Cruella is also responsible for adding an element to the story which we haven’t necessarily seen in earlier Disney releases: such is Cruella’s obsession and evilness that we have real fear for the lives of each and every puppy. This is also attributable to the film’s inherent resemblance to real life. In reality there are no dragons, poisoned apples and glass slippers but there are fur coats and daylight robberies and with no fairy godmother to rush to their aid, each and every time Cruella nearly catches up with the puppies there is a sincere worry that she will find and re-capture them and far from spending an eternity in blissful slumber within a glass coffin, they will be slaughtered, skinned and paraded about as this season’s ‘must have’ fur coat. Serious stuff.

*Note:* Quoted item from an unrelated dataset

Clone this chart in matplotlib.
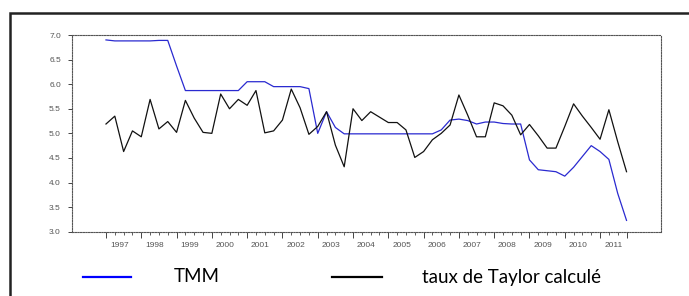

But in an age when the times they were a’changin’, 101 Dalmatians captured the mood of a decade with its frank, no frills depiction of a real life situation (that’s ‘frank’ and ‘real life’ in Disney terms, of course) and Disney would see its success repeated with similar tales such as The Fox and the Hound and The Aristocats – both films deal with real situations through the eyes of the animals they affect.
One Hundred and One Dalmatians is a simple story beautifully told. It is fast paced, sentimental and above all funny and these are the qualities which will cement it in film history for years and years to come and perhaps if we’re really lucky, will convince publishers to get the book back in print before my birthday next year. Hint, hint.